Mais le conflit n'est pas encore réglé. Khalifa Haftar et son armée demeurent en dehors du contrôle de Tripoli, alors que le poste de ministre de la Défense reste vacant.
Sur cette toile de fond, la communauté internationale, d'après le brouillon de la déclaration, reconnaît le progrès atteint après la première conférence de Berlin (le cessez-le-feu est en vigueur, le blocus pétrolier a été levé, le pouvoir exécutif temporaire a été mis en place et approuvé par le parlement). Il est indiqué en même temps que les Libyens doivent travailler plus activement pour que les élections se déroulent à temps et leurs résultats soient acceptés par toutes les parties. Le document appelle également à garantir un "retrait mutuel, proportionnellement équilibré et successif d'éléments armés étrangers, y compris le retrait immédiat de mercenaires étrangers".

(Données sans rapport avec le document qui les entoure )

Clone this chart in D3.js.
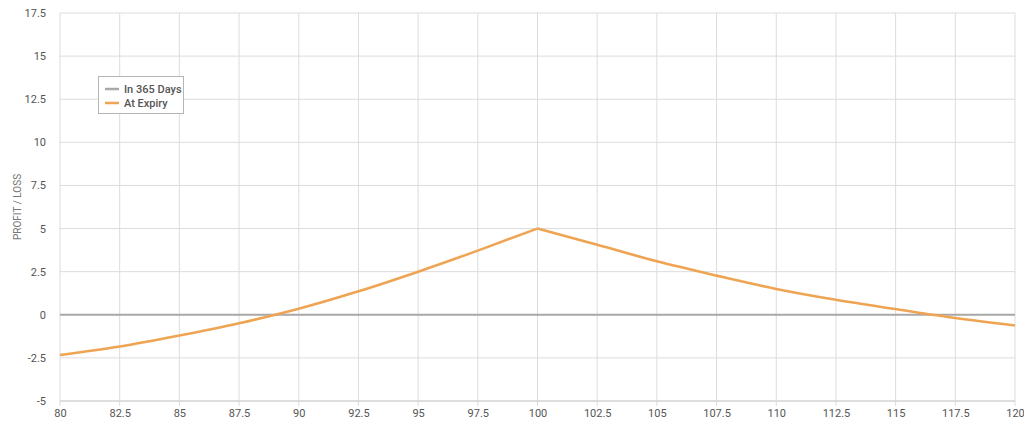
<!DOCTYPE html>
<html><head><meta charset="utf-8">
<script src="https://cdn.jsdelivr.net/npm/d3@7"></script>
<style>
body{margin:0;background:#fff;}
text{font-family:"Roboto","Liberation Sans",sans-serif;}
</style></head>
<body><svg id="c" width="1024" height="427"></svg>
<script>
const xTicks = [80,82.5,85,87.5,90,92.5,95,97.5,100,102.5,105,107.5,110,112.5,115,117.5,120];
const xTickLabels = ["80","82.5","85","87.5","90","92.5","95","97.5","100","102.5","105","107.5","110","112.5","115","117.5","120"];
const yTicks = [-5,-2.5,0,2.5,5,7.5,10,12.5,15,17.5];
const yTickLabels = ["-5","-2.5","0","2.5","5","7.5","10","12.5","15","17.5"];
const prices = [80,82.5,85,87.5,90,92.5,95,97.5,100,102.5,105,107.5,110,112.5,115,117.5,120];
const atExpiry = [-2.33,-1.84,-1.2,-0.49,0.35,1.36,2.5,3.72,5,4.06,3.1,2.27,1.5,0.87,0.33,-0.19,-0.62];
const in365Days = [0,0,0,0,0,0,0,0,0,0,0,0,0,0,0,0,0];
const seriesNames = ["In 365 Days","At Expiry"];
const yTitle = "PROFIT / LOSS";

const svg = d3.select("#c");
const L=60,R=1015,T=13,B=401;
const x = d3.scaleLinear().domain([80,120]).range([L,R]);
const y = d3.scaleLinear().domain([-5,17.5]).range([B,T]);
const grid = "#dcdcdc";

svg.append("g").selectAll("line").data(yTicks).join("line")
  .attr("x1",L).attr("x2",R).attr("y1",d=>y(d)).attr("y2",d=>y(d))
  .attr("stroke",grid).attr("stroke-width",1);
svg.append("g").selectAll("line").data(xTicks).join("line")
  .attr("y1",T).attr("y2",B+5).attr("x1",d=>x(d)).attr("x2",d=>x(d))
  .attr("stroke",grid).attr("stroke-width",1);
svg.append("line").attr("x1",L).attr("x2",R).attr("y1",B).attr("y2",B).attr("stroke","#cfcfcf");

const xa = d3.axisBottom(x).tickValues(xTicks).tickFormat((d,i)=>xTickLabels[i]).tickSize(0).tickPadding(8);
const gx = svg.append("g").attr("transform",`translate(0,${B})`).call(xa);
gx.select(".domain").remove();
gx.selectAll("text").attr("fill","#555").style("font-size","11px").style("font-family","Roboto");
const ya = d3.axisLeft(y).tickValues(yTicks).tickFormat((d,i)=>yTickLabels[i]).tickSize(0).tickPadding(14);
const gy = svg.append("g").attr("transform",`translate(${L},0)`).call(ya);
gy.select(".domain").remove();
gy.selectAll("text").attr("fill","#555").style("font-size","11px").style("font-family","Roboto");

svg.append("text").attr("transform",`translate(21,${(T+B)/2}) rotate(-90)`)
  .attr("text-anchor","middle").attr("fill","#777").style("font-size","10px").text(yTitle);

const pts = prices.map((p,i)=>({x:p,e:atExpiry[i],g:in365Days[i]}));
svg.append("path").datum(pts).attr("fill","none").attr("stroke","#a9a9a9").attr("stroke-width",2)
  .attr("d",d3.line().x(d=>x(d.x)).y(d=>y(d.g)));
const line = d3.line().x(d=>x(d.x)).y(d=>y(d.e)).curve(d3.curveMonotoneX);
const peak = atExpiry.indexOf(d3.max(atExpiry));
[pts.slice(0,peak+1), pts.slice(peak)].forEach(seg=>{
  svg.append("path").datum(seg).attr("fill","none").attr("stroke","#eea452")
    .attr("stroke-width",2.6).attr("stroke-linejoin","round").attr("d",line);
});

const lg = svg.append("g").attr("transform","translate(98,76)");
lg.append("rect").attr("x",0.5).attr("y",0.5).attr("width",85).attr("height",37)
  .attr("fill","#fff").attr("stroke","#b5b5b5");
const colors=["#a9a9a9","#eea452"];
seriesNames.forEach((n,i)=>{
  lg.append("line").attr("x1",7).attr("x2",21).attr("y1",13+i*14).attr("y2",13+i*14)
    .attr("stroke",colors[i]).attr("stroke-width",2.5);
  lg.append("text").attr("x",26).attr("y",17+i*14).attr("fill","#555")
    .style("font-size","11px").style("font-weight","500").text(n);
});
</script></body></html>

Le paragraphe concernant le retrait de militaires et de mercenaires étrangères, dont le nombre s'élève à près de 20.000 hommes, selon l'Onu, est le plus douloureux. L'accord de cessez-le-feu signé en octobre exigeait le retrait de toutes les forces militaires étrangères d'ici le 23 janvier. Mais la situation n'a pas significativement changé depuis. Rappelons que selon un accord avec le GUN en Libye se trouvent des militaires turcs et des mercenaires syriens envoyés par Ankara, ainsi que des mercenaires du Tchad, du Soudan et de Syrie combattant pour l'ANL. Sachant que la Turquie, se référant à des accords officiels avec les autorités précédentes de Tripoli, n'a pas l'intention de partir, bien qu'elle exige le retrait de mercenaires qui soutiennent l'ANL. Les autres parties en principe ne reconnaissent pas leur présence en Libye mais insistent sur le départ des Turcs. Au final, les nouvelles autorités libyennes, qui ont pour objectif de réconcilier les différentes positions, se sont retrouvées dans une situation difficile. En avril, la ministre libyenne des Affaires étrangères Najla Mangouch a mentionné que Tripoli était en négociations avec Ankara sur le retrait de ses troupes de son territoire, mais ses propos n'ont pas été soutenus.

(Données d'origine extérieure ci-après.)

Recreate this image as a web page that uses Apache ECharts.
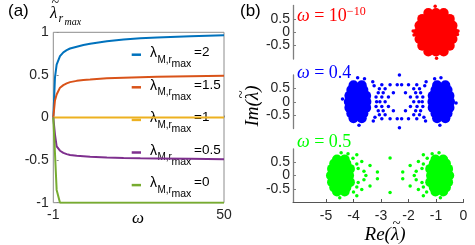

La stagnation du processus a été également mentionnée par Jan Kubis, récemment nommé au poste d'envoyé spécial de l'Onu pour la Libye. A la veille de la conférence de Berlin il s'est entretenu avec les principaux acteurs en Libye, ainsi qu'avec les médiateurs internationaux.
"Il est peu probable qu'un plan réaliste pour le départ factuel des combattants étrangers soit adopté ou même proposé", a déclaré Jalel Harchaoui, chercheur à l'Institut néerlandais des relations internationales Clingendael. Néanmoins, il trouve importante l'organisation de la conférence à Berlin. "Je pense que les élections pourraient effectivement se dérouler cette année et ce en grande partie grâce à la pression exercée sur les Libyens par la communauté internationale", a-t-il conclu.